There’s a great editorial by author Adam Grant in this week’s New York Times that’s ostensibly about fostering revolutionary creativity in children. It’s one of those perfect storm type pieces that combines data and anecdote to build momentum and drive the reader to a seemingly inevitable conclusion, then casually opens the door to considering the implications of the research in adjacent fields. I found it super interesting as both a parent trying to do right by my kids and as a professional trying to build creative environments for myself and others. For example:
”When the psychologist Benjamin Bloom led a study of the early roots of world-class musicians, artists, athletes and scientists, he learned that their parents didn’t dream of raising superstar kids. They weren’t drill sergeants or slave drivers. They responded to the intrinsic motivation of their children. When their children showed interest and enthusiasm in a skill, the parents supported them.”

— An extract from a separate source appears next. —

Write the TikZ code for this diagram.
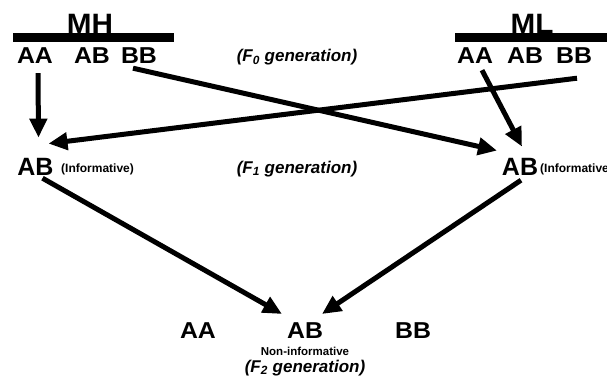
\documentclass[tikz,border=0pt]{standalone}
\usepackage{fontspec}
\setmainfont{Liberation Sans}
\usetikzlibrary{arrows.meta}

\begin{document}
\begin{tikzpicture}[x=1pt,y=-1pt,
        parent/.style={font=\fontsize{28}{28}\selectfont\bfseries,inner sep=0pt,anchor=base,xscale=1.06},
        geno/.style={font=\fontsize{23}{23}\selectfont\bfseries,inner sep=0pt,anchor=base,xscale=1.08},
        biggeno/.style={font=\fontsize{25}{25}\selectfont\bfseries,inner sep=0pt,anchor=base},
        gen/.style={font=\fontsize{17}{17}\selectfont\bfseries\itshape,inner sep=0pt,anchor=base},
        note/.style={font=\fontsize{12}{12}\selectfont\bfseries,inner sep=0pt,anchor=base west},
        bar/.style={line width=9pt},
        arr/.style={line width=5pt,-{Triangle[length=19pt,width=17pt]}}]
        \useasboundingbox (0,0) rectangle (607,377);
        \draw[bar] ( 13,37.5) -- (174,37.5);
        \draw[bar] (455,37.5) -- (607,37.5);
        \node[parent] (mh) at ( 90,34) {MH};
        \node[parent] (ml) at (532,34) {ML};
        \node[geno] (mhAA) at ( 35,64) {AA};
        \node[geno] (mhAB) at ( 92,64) {AB};
        \node[geno] (mhBB) at (139,64) {BB};
        \node[geno] (mlAA) at (475,64) {AA};
        \node[geno] (mlAB) at (525,64) {AB};
        \node[geno] (mlBB) at (574,64) {BB};
        \node[gen] (f0) at (297,62) {(F\textsubscript{0} generation)};
        \node[biggeno] (lF1) at (35.5,175) {AB};
        \node[note] (lInf) at ( 61,172) {(Informative)};
        \node[biggeno] (rF1) at (520,175) {AB};
        \node[note] (rInf) at (540,172) {(Informative)};
        \node[gen] (f1) at (297,173) {(F\textsubscript{1} generation)};
        \node[geno] (f2AA) at (198,338) {AA};
        \node[geno] (f2AB) at (305,338) {AB};
        \node[geno] (f2BB) at (413,338) {BB};
        \node[font=\fontsize{11.5}{11.5}\selectfont\bfseries,inner sep=0pt,anchor=base] (nonInf) at (305,355) {Non-informative};
        \node[gen] (f2) at (305,372) {(F\textsubscript{2} generation)};
        \draw[arr] ([xshift=3pt,yshift=-9pt]mhAA.south) -- ([xshift=3pt,yshift=20pt]lF1.north);
        \draw[arr] ([xshift=3pt,yshift=-14pt]mlBB.south) -- ([xshift=13pt,yshift=14pt]lF1.north);
        \draw[arr] ([xshift=-6pt,yshift=-4pt]mhBB.south) -- ([xshift=-23pt,yshift=7pt]rF1.north);
        \draw[arr] ([xshift=7pt,yshift=-6pt]mlAA.south) -- ([xshift=2pt,yshift=11pt]rF1.north);
        \draw[arr] ([xshift=7pt,yshift=-3pt]lF1.south) -- ([xshift=-23pt,yshift=8pt]f2AB.north);
        \draw[arr] ([xshift=1pt,yshift=-5pt]rF1.south) -- ([xshift=17pt,yshift=8pt]f2AB.north);
\end{tikzpicture}
\end{document}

”Evidence shows that creative contributions depend on the breadth, not just depth, of our knowledge and experience. In fashion, the most original collections come from directors who spend the most time working abroad. In science, winning a Nobel Prize is less about being a single-minded genius and more about being interested in many things.”
Strip the parenting language and those concepts can be just as easily applied in a management context, which makes sense when you consider that Adam Grant is a professor at Wharton. And let me tell you: there’s no feeling in the world like having a NYT bestselling author and top-rated professor at Wharton write an op-ed that confirms some hunches you’ve long had on both a personal and professional level about going where your natural interests lead and the value of cultivating a diverse set of inputs and experiences. I mean, maybe the only thing better than that would be if the same person also wrote a piece extolling the virtues of procrastination. In case you’re wondering, yes, I instantly bought his new book.
If you’re the type of person who likes to have discussions, I’d be thrilled for you to read Grant’s op-ed and strike up a conversation with me. This piece really resonated with me – I hope it does for you as well. And if you’re the type of person who maybe just needs a little permission to embrace diverse interests, well, consider it granted.